Residents at a special Town Meeting on Tuesday night voted, 108-77, to undo the action taken at the annual Town Meeting on March 4, when voters authorized officials to borrow up to $679,000 for a new fire engine.
“Those opposed didn’t dispute the need for the fire truck, but said the price would be too much of a hit on their taxes,” Selectboard Chairman Ted Unkles said of the results on Wednesday morning.
A petition filed by residents forced the special meeting, which drew more voters than the March meeting and yielded 30-40 minutes of “calm, respectful debate,” Unkles said. About 50 more votes were cast Tuesday than were cast at Town Meeting, when the tally was 97-36 in favor of the purchase.

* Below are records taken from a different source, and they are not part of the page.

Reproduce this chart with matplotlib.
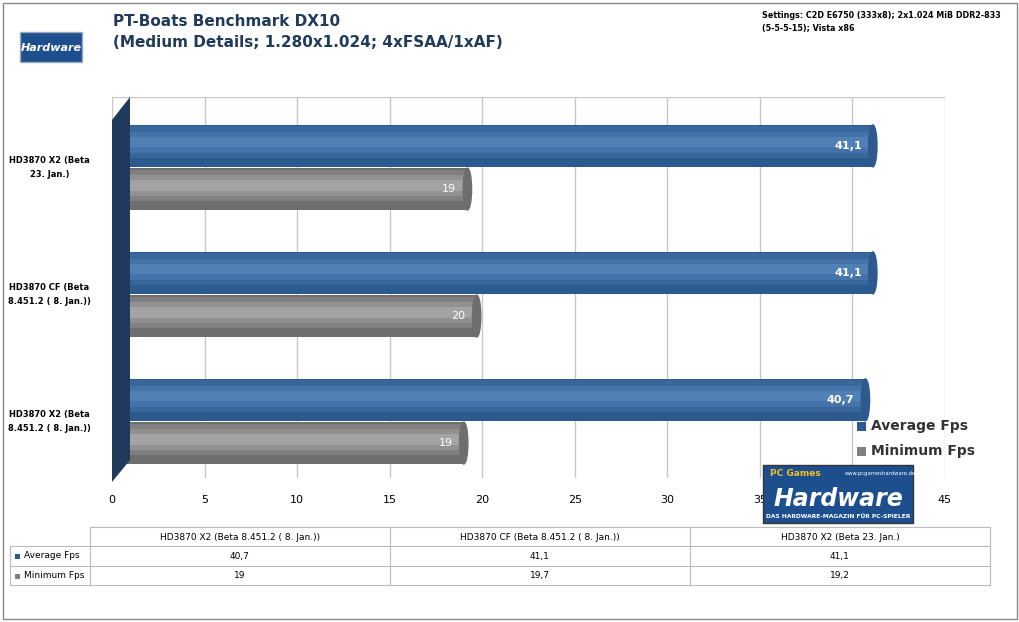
import matplotlib
matplotlib.use("Agg")
import matplotlib.pyplot as plt
import numpy as np
from matplotlib.patches import Rectangle, Polygon

categories = ["HD3870 X2 (Beta 8.451.2 ( 8. Jan.))", "HD3870 CF (Beta 8.451.2 ( 8. Jan.))", "HD3870 X2 (Beta 23. Jan.)"]
cat_labels = ["HD3870 X2 (Beta\n8.451.2 ( 8. Jan.))", "HD3870 CF (Beta\n8.451.2 ( 8. Jan.))", "HD3870 X2 (Beta\n23. Jan.)"]
avg = [40.7, 41.1, 41.1]
mn = [19, 19.7, 19.2]
xticks = [0, 5, 10, 15, 20, 25, 30, 35, 40, 45]

W, H = 1020, 622
fig = plt.figure(figsize=(W/100, H/100), dpi=100)
fig.patch.set_facecolor("white")
fig.add_artist(Rectangle((3/W, 3/H), 1014/W, 616/H, transform=fig.transFigure, fill=False, ec="#888888", lw=1))

def fx(x): return x/W
def fy(y): return 1-y/H

ax = fig.add_axes([fx(112), fy(478), (945-112)/W, (478-97)/H])
ax.set_xlim(0, 45)
ax.set_ylim(-0.445, 2.555)
for t in xticks:
    ax.axvline(t, color="#c8c8c8", lw=1, zorder=0)
ax.axhline(2.555, color="#c8c8c8", lw=1)
for s in ax.spines.values():
    s.set_visible(False)
ax.set_xticks(xticks)
ax.set_xticklabels([str(t) for t in xticks], fontsize=8)
ax.tick_params(axis="x", length=0, pad=12)
ax.set_yticks([])
for i, lab in enumerate(cat_labels):
    ax.text(-0.075, i, lab, transform=ax.get_yaxis_transform(), fontsize=6, fontweight="bold",
            ha="center", va="center", linespacing=1.6)

fig.add_artist(Polygon([(fx(112), fy(120)), (fx(130), fy(97)), (fx(130), fy(460)), (fx(112), fy(482))],
                       closed=True, transform=fig.transFigure, fc="#1f3a5a", ec="none", zorder=1))

h = 0.33
def cyl(y, v, base, light):
    ax.barh(y, v, height=h, color=base, zorder=3)
    for k, f in enumerate([0.75, 0.5, 0.25]):
        c = np.array(matplotlib.colors.to_rgb(base)) * (1-(k+1)/4) + np.array(matplotlib.colors.to_rgb(light)) * ((k+1)/4)
        ax.barh(y + 0.03, v, height=h*f, color=c, zorder=3+k)
    ax.add_patch(matplotlib.patches.Ellipse((v, y), 0.45, h, color=base, zorder=8))

for i in range(3):
    cyl(i + 0.17, avg[i], "#2d5a8e", "#5d8cc4")
    cyl(i - 0.17, mn[i], "#6e6e6e", "#b4b4b4")
    ax.text(avg[i] - 0.6, i + 0.17, f"{avg[i]:.1f}".replace(".", ","), color="white", fontsize=8, fontweight="bold", ha="right", va="center", zorder=10)
    ax.text(mn[i] - 0.6, i - 0.17, f"{mn[i]:.0f}", color="white", fontsize=8, ha="right", va="center", zorder=10)

fig.add_artist(Rectangle((fx(857), fy(431)), 9/W, 9/H, transform=fig.transFigure, fc="#2d5a8e", ec="none"))
fig.text(fx(871), fy(426), "Average Fps", fontsize=10, fontweight="bold", color="#333333", va="center")
fig.add_artist(Rectangle((fx(857), fy(456)), 9/W, 9/H, transform=fig.transFigure, fc="#808080", ec="none"))
fig.text(fx(871), fy(451), "Minimum Fps", fontsize=10, fontweight="bold", color="#333333", va="center")

fig.text(fx(113), fy(32), "PT-Boats Benchmark DX10\n(Medium Details; 1.280x1.024; 4xFSAA/1xAF)", fontsize=11, fontweight="bold",
         color="#1f3a5a", va="center", linespacing=1.5)
fig.text(fx(762), fy(22), "Settings: C2D E6750 (333x8); 2x1.024 MiB DDR2-833\n(5-5-5-15); Vista x86", fontsize=5.8, fontweight="bold",
         va="center", linespacing=1.6)

fig.add_artist(Rectangle((fx(20), fy(62)), 62/W, 30/H, transform=fig.transFigure, fc="#1d4f8f", ec="#9ab", zorder=2))
fig.text(fx(51), fy(48), "Hardware", fontsize=8, fontweight="bold", fontstyle="italic", color="white", ha="center", va="center", zorder=3)
fig.add_artist(Rectangle((fx(763), fy(523)), 150/W, 58/H, transform=fig.transFigure, fc="#1d4f8f", ec="#333", zorder=12))
fig.text(fx(838), fy(499), "Hardware", fontsize=17, fontweight="bold", fontstyle="italic", color="white", ha="center", va="center", zorder=13)
fig.text(fx(838), fy(516), "DAS HARDWARE-MAGAZIN FÜR PC-SPIELER", fontsize=4.3, fontweight="bold", color="white", ha="center", va="center", zorder=13)
fig.text(fx(795), fy(474), "PC Games", fontsize=6.5, fontweight="bold", color="#f0c020", ha="center", va="center", zorder=13)
fig.text(fx(880), fy(474), "www.pcgameshardware.de", fontsize=3.8, color="white", ha="center", va="center", zorder=13)

cols = [10, 90, 390, 690, 990]
rows = [527, 546, 566, 585]
lc = "#bbbbbb"
for y in rows:
    x0 = 90 if y == 527 else 10
    fig.add_artist(plt.Line2D([fx(x0), fx(990)], [fy(y), fy(y)], transform=fig.transFigure, color=lc, lw=0.8))
for x in cols:
    y0 = 546 if x == 10 else 527
    fig.add_artist(plt.Line2D([fx(x), fx(x)], [fy(y0), fy(585)], transform=fig.transFigure, color=lc, lw=0.8))
for j, c in enumerate(categories):
    fig.text(fx((cols[j+1]+cols[j+2])/2), fy(537), c, fontsize=6.5, ha="center", va="center")
for r, (name, vals, colr) in enumerate([("Average Fps", avg, "#2d5a8e"), ("Minimum Fps", mn, "#808080")]):
    yc = (rows[r+1]+rows[r+2])/2
    fig.add_artist(Rectangle((fx(15), fy(yc+3)), 5/W, 5/H, transform=fig.transFigure, fc=colr, ec="none"))
    fig.text(fx(24), fy(yc), name, fontsize=6.5, va="center")
    for j, v in enumerate(vals):
        s = (f"{v:g}").replace(".", ",")
        fig.text(fx((cols[j+1]+cols[j+2])/2), fy(yc), s, fontsize=6.5, ha="center", va="center")

fig.savefig("out.png", dpi=100)
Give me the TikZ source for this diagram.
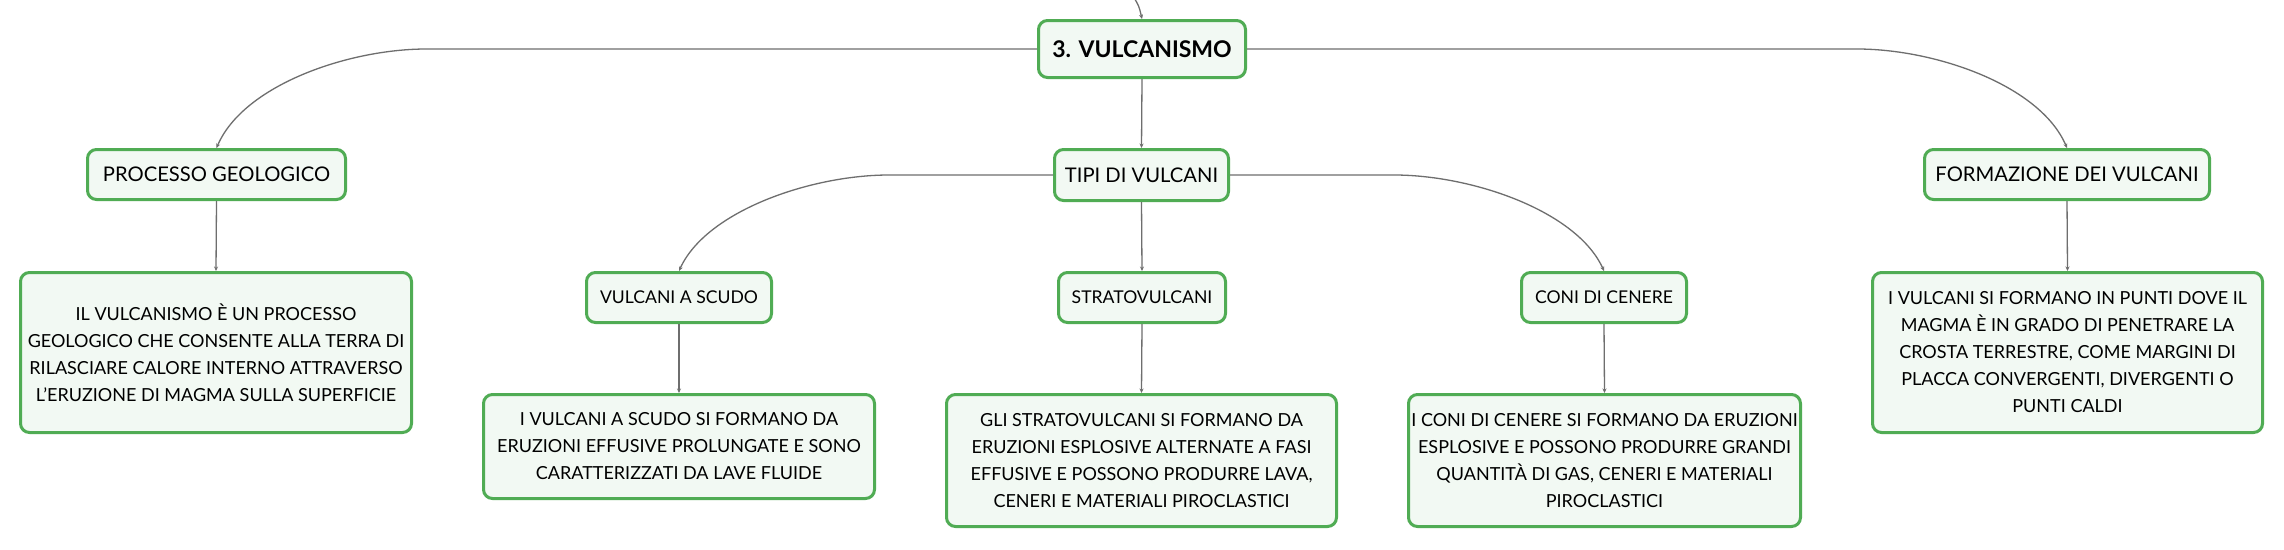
\documentclass[tikz,border=0pt]{standalone}
\usepackage{fontspec}
\setmainfont{Lato}
\usetikzlibrary{arrows.meta,calc}
\definecolor{boxgreen}{RGB}{80,172,84}
\definecolor{boxfill}{RGB}{242,249,243}
\definecolor{linegray}{RGB}{110,110,110}
\tikzset{
  box/.style={draw=boxgreen, line width=3pt, fill=boxfill, rounded corners=9pt, align=center, inner sep=0pt, text=black},
  lvlone/.style={box, font=\fontsize{20.2}{24}\selectfont},
  lvltwo/.style={box, font=\fontsize{17.6}{21}\selectfont},
  descbox/.style={box, font=\fontsize{18}{27}\selectfont},
  conn/.style={draw=linegray, line width=1.3pt, -{Stealth[length=4.5pt,width=4pt]}}
}
\begin{document}
\begin{tikzpicture}[x=1pt,y=-1pt]
\useasboundingbox[fill=white] (0,0) rectangle (2284,549);
% nodes
\node[box, font=\bfseries\fontsize{23}{27}\selectfont, minimum width=207pt, minimum height=57pt] (root) at (1142,49) {3. VULCANISMO};
\node[lvlone, minimum width=258pt, minimum height=50pt] (proc) at (216.5,174.5) {PROCESSO GEOLOGICO};
\node[lvlone, minimum width=174pt, minimum height=51pt] (tipi) at (1141.5,175) {TIPI DI VULCANI};
\node[lvlone, minimum width=285pt, minimum height=50pt] (form) at (2067,174.5) {FORMAZIONE DEI VULCANI};
\node[lvltwo, minimum width=185pt, minimum height=50pt] (scudo) at (679,297.5) {VULCANI A SCUDO};
\node[lvltwo, minimum width=167pt, minimum height=50pt] (strato) at (1142,297.5) {STRATOVULCANI};
\node[lvltwo, minimum width=165pt, minimum height=50pt] (coni) at (1604,297.5) {CONI DI CENERE};
\node[descbox, minimum width=391pt, minimum height=160pt] (procd) at (216,352.5) {IL VULCANISMO È UN PROCESSO\\GEOLOGICO CHE CONSENTE ALLA TERRA DI\\RILASCIARE CALORE INTERNO ATTRAVERSO\\L'ERUZIONE DI MAGMA SULLA SUPERFICIE};
\node[descbox, minimum width=390pt, minimum height=160pt] (formd) at (2067.5,352.5) {I VULCANI SI FORMANO IN PUNTI DOVE IL\\MAGMA È IN GRADO DI PENETRARE LA\\CROSTA TERRESTRE, COME MARGINI DI\\PLACCA CONVERGENTI, DIVERGENTI O\\PUNTI CALDI};
\node[descbox, minimum width=391pt, minimum height=104pt] (scudod) at (679,446.5) {I VULCANI A SCUDO SI FORMANO DA\\ERUZIONI EFFUSIVE PROLUNGATE E SONO\\CARATTERIZZATI DA LAVE FLUIDE};
\node[descbox, minimum width=390pt, minimum height=132pt] (stratod) at (1141.5,460.5) {GLI STRATOVULCANI SI FORMANO DA\\ERUZIONI ESPLOSIVE ALTERNATE A FASI\\EFFUSIVE E POSSONO PRODURRE LAVA,\\CENERI E MATERIALI PIROCLASTICI};
\node[descbox, minimum width=392pt, minimum height=132pt] (conid) at (1604.5,460.5) {I CONI DI CENERE SI FORMANO DA ERUZIONI\\ESPLOSIVE E POSSONO PRODURRE GRANDI\\QUANTITÀ DI GAS, CENERI E MATERIALI\\PIROCLASTICI};
% incoming connector from above
\coordinate (topin) at (1133,-4);
\draw[conn] (topin) .. controls (1139,6) .. (root.north);
% level 1
\draw[conn] (root.west) -- ([xshift=210pt]proc.north |- root.west) .. controls ([xshift=132pt]proc.north |- root.west) and ([xshift=27pt,yshift=63pt]proc.north) .. (proc.north);
\draw[conn] (root.east) -- ([xshift=-210pt]form.north |- root.east) .. controls ([xshift=-132pt]form.north |- root.east) and ([xshift=-27pt,yshift=63pt]form.north) .. (form.north);
\draw[conn] (root.south) -- (tipi.north);
\draw[conn] (proc.south) -- (procd.north);
\draw[conn] (form.south) -- (formd.north);
% level 2
\draw[conn] (tipi.west) -- ([xshift=210pt]scudo.north |- tipi.west) .. controls ([xshift=132pt]scudo.north |- tipi.west) and ([xshift=27pt,yshift=60pt]scudo.north) .. (scudo.north);
\draw[conn] (tipi.east) -- ([xshift=-210pt]coni.north |- tipi.east) .. controls ([xshift=-132pt]coni.north |- tipi.east) and ([xshift=-27pt,yshift=60pt]coni.north) .. (coni.north);
\draw[conn] (tipi.south) -- (strato.north);
\draw[conn] (scudo.south) -- (scudod.north);
\draw[conn] (strato.south) -- (stratod.north);
\draw[conn] (coni.south) -- (conid.north);
\end{tikzpicture}
\end{document}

Retired Bradford Fire Chief Bob Wing said he didn’t support this particular purchase because of the way the fire department went about proposing it.
“The fire department came to the Selectboard at the very last meeting before they were going to set the warning for Town Meeting and dropped this on them,” Wing said on Wednesday. “As a past fire chief, I would bid the truck, then come in with a firm price and a spec book ... a year ahead of time. I felt that was very much lacking.”
Wing said other voters didn’t support the purchase because it was a “pocketbook issue.” He said many of the voters who showed up Tuesday night were not the same faces normally seen at Town Meeting.
Bradford Fire Chief Ryan Terrill, who was a proponent of the new engine, expressed little emotion about the reversal in a phone interview on Wednesday.
“They want us to look toward a different truck and have more information available to the voters,” Terrill said.
The fire department will continue to operate with four engines, with a fifth one out of service.
The fleet can handle “the suppression” of fires that break out in an average-height home, Terrill said, but because none of the engines in service are ladder trucks, emergencies taking place at taller structures pose problems for the department.
The truck the department sought to purchase was a newer, 75-foot “quint” ladder truck, so called because it can perform five fire-fighting functions.
Terrill said fire officials will work with the Selectboard to figure out a plan to replace the out-of-service engine — a 95-foot-long truck built in 1986 — which doesn’t meet National Fire Protection Association standards because of its age.
“You aren’t supposed to have a truck in service for over 25 years,” Terrill said, noting that repair parts for the truck are hard to find.
The fire department currently has $85,000 in its capital reserve fund, not nearly enough to fund the full purchase of a fire truck, Terrill said.
Town Clerk Marianne McClure said Tuesday night’s vote stands and can’t be petitioned.